▼

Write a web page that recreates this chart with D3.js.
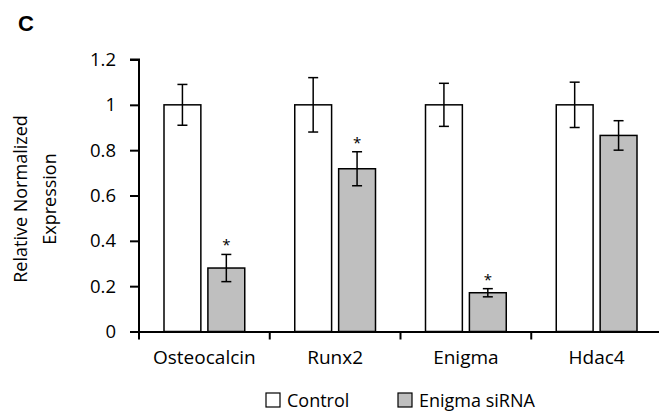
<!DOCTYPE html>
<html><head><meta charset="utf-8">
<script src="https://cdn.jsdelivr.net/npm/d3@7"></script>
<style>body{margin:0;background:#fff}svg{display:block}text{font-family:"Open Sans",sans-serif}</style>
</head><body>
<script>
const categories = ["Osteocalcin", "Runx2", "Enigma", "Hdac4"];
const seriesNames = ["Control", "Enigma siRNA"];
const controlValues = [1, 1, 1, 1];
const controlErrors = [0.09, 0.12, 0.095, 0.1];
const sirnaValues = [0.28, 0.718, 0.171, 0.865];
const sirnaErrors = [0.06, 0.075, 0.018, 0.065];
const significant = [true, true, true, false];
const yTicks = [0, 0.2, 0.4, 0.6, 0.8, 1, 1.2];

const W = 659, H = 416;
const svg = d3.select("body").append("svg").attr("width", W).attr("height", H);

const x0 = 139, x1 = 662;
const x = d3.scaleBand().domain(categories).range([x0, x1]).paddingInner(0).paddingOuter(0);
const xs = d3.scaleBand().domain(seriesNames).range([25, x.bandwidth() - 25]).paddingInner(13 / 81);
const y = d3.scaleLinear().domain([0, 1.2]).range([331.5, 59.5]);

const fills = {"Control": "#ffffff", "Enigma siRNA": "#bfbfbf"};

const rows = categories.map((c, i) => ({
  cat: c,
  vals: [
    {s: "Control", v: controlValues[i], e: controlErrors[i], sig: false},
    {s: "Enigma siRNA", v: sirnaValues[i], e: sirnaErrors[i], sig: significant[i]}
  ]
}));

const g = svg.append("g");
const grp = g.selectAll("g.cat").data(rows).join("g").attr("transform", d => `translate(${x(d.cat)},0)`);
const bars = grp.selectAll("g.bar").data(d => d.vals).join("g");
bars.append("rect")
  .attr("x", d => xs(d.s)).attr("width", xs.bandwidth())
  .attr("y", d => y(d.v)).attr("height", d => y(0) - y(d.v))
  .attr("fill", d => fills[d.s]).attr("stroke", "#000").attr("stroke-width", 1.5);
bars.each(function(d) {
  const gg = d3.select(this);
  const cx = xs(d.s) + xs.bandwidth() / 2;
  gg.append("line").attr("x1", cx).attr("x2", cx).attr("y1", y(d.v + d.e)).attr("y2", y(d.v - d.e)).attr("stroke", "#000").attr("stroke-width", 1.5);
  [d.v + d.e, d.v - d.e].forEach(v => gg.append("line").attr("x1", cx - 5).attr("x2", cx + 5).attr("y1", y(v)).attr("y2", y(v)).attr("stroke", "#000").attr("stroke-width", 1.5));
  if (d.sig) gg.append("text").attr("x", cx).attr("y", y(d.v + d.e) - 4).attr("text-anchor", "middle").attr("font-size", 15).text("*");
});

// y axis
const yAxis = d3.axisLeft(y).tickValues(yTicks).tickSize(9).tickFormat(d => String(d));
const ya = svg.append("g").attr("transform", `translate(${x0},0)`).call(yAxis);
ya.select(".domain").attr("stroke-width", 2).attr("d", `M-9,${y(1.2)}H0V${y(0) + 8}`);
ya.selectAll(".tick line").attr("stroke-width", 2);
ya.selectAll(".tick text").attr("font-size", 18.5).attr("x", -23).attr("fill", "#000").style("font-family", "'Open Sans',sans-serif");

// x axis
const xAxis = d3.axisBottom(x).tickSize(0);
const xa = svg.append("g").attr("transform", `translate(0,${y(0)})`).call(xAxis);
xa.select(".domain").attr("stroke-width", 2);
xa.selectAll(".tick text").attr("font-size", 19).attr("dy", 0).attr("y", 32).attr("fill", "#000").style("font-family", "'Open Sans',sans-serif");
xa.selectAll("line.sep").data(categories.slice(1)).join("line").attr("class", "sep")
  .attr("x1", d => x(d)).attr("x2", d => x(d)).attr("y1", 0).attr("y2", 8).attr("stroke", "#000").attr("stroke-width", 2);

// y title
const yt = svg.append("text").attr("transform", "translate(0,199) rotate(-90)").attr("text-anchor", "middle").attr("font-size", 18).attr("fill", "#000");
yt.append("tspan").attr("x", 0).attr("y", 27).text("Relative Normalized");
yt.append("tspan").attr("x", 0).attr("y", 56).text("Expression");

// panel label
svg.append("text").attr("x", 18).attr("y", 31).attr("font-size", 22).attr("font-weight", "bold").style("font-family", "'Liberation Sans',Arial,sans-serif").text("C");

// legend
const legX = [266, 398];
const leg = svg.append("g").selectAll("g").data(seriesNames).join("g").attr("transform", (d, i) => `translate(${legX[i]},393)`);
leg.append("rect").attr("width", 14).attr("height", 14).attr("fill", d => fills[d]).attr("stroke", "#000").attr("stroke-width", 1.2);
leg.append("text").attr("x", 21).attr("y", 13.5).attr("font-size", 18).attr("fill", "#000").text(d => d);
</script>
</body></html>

▲

**TASK DESCRIPTION:** Each line above is to be copied verbatim. Drop any image from the copy.

**EXERCISE ANSWER:**
Write a web page that recreates this chart with D3.js.
<!DOCTYPE html>
<html><head><meta charset="utf-8">
<script src="https://cdn.jsdelivr.net/npm/d3@7"></script>
<style>body{margin:0;background:#fff}svg{display:block}text{font-family:"Open Sans",sans-serif}</style>
</head><body>
<script>
const categories = ["Osteocalcin", "Runx2", "Enigma", "Hdac4"];
const seriesNames = ["Control", "Enigma siRNA"];
const controlValues = [1, 1, 1, 1];
const controlErrors = [0.09, 0.12, 0.095, 0.1];
const sirnaValues = [0.28, 0.718, 0.171, 0.865];
const sirnaErrors = [0.06, 0.075, 0.018, 0.065];
const significant = [true, true, true, false];
const yTicks = [0, 0.2, 0.4, 0.6, 0.8, 1, 1.2];

const W = 659, H = 416;
const svg = d3.select("body").append("svg").attr("width", W).attr("height", H);

const x0 = 139, x1 = 662;
const x = d3.scaleBand().domain(categories).range([x0, x1]).paddingInner(0).paddingOuter(0);
const xs = d3.scaleBand().domain(seriesNames).range([25, x.bandwidth() - 25]).paddingInner(13 / 81);
const y = d3.scaleLinear().domain([0, 1.2]).range([331.5, 59.5]);

const fills = {"Control": "#ffffff", "Enigma siRNA": "#bfbfbf"};

const rows = categories.map((c, i) => ({
  cat: c,
  vals: [
    {s: "Control", v: controlValues[i], e: controlErrors[i], sig: false},
    {s: "Enigma siRNA", v: sirnaValues[i], e: sirnaErrors[i], sig: significant[i]}
  ]
}));

const g = svg.append("g");
const grp = g.selectAll("g.cat").data(rows).join("g").attr("transform", d => `translate(${x(d.cat)},0)`);
const bars = grp.selectAll("g.bar").data(d => d.vals).join("g");
bars.append("rect")
  .attr("x", d => xs(d.s)).attr("width", xs.bandwidth())
  .attr("y", d => y(d.v)).attr("height", d => y(0) - y(d.v))
  .attr("fill", d => fills[d.s]).attr("stroke", "#000").attr("stroke-width", 1.5);
bars.each(function(d) {
  const gg = d3.select(this);
  const cx = xs(d.s) + xs.bandwidth() / 2;
  gg.append("line").attr("x1", cx).attr("x2", cx).attr("y1", y(d.v + d.e)).attr("y2", y(d.v - d.e)).attr("stroke", "#000").attr("stroke-width", 1.5);
  [d.v + d.e, d.v - d.e].forEach(v => gg.append("line").attr("x1", cx - 5).attr("x2", cx + 5).attr("y1", y(v)).attr("y2", y(v)).attr("stroke", "#000").attr("stroke-width", 1.5));
  if (d.sig) gg.append("text").attr("x", cx).attr("y", y(d.v + d.e) - 4).attr("text-anchor", "middle").attr("font-size", 15).text("*");
});

// y axis
const yAxis = d3.axisLeft(y).tickValues(yTicks).tickSize(9).tickFormat(d => String(d));
const ya = svg.append("g").attr("transform", `translate(${x0},0)`).call(yAxis);
ya.select(".domain").attr("stroke-width", 2).attr("d", `M-9,${y(1.2)}H0V${y(0) + 8}`);
ya.selectAll(".tick line").attr("stroke-width", 2);
ya.selectAll(".tick text").attr("font-size", 18.5).attr("x", -23).attr("fill", "#000").style("font-family", "'Open Sans',sans-serif");

// x axis
const xAxis = d3.axisBottom(x).tickSize(0);
const xa = svg.append("g").attr("transform", `translate(0,${y(0)})`).call(xAxis);
xa.select(".domain").attr("stroke-width", 2);
xa.selectAll(".tick text").attr("font-size", 19).attr("dy", 0).attr("y", 32).attr("fill", "#000").style("font-family", "'Open Sans',sans-serif");
xa.selectAll("line.sep").data(categories.slice(1)).join("line").attr("class", "sep")
  .attr("x1", d => x(d)).attr("x2", d => x(d)).attr("y1", 0).attr("y2", 8).attr("stroke", "#000").attr("stroke-width", 2);

// y title
const yt = svg.append("text").attr("transform", "translate(0,199) rotate(-90)").attr("text-anchor", "middle").attr("font-size", 18).attr("fill", "#000");
yt.append("tspan").attr("x", 0).attr("y", 27).text("Relative Normalized");
yt.append("tspan").attr("x", 0).attr("y", 56).text("Expression");

// panel label
svg.append("text").attr("x", 18).attr("y", 31).attr("font-size", 22).attr("font-weight", "bold").style("font-family", "'Liberation Sans',Arial,sans-serif").text("C");

// legend
const legX = [266, 398];
const leg = svg.append("g").selectAll("g").data(seriesNames).join("g").attr("transform", (d, i) => `translate(${legX[i]},393)`);
leg.append("rect").attr("width", 14).attr("height", 14).attr("fill", d => fills[d]).attr("stroke", "#000").attr("stroke-width", 1.2);
leg.append("text").attr("x", 21).attr("y", 13.5).attr("font-size", 18).attr("fill", "#000").text(d => d);
</script>
</body></html>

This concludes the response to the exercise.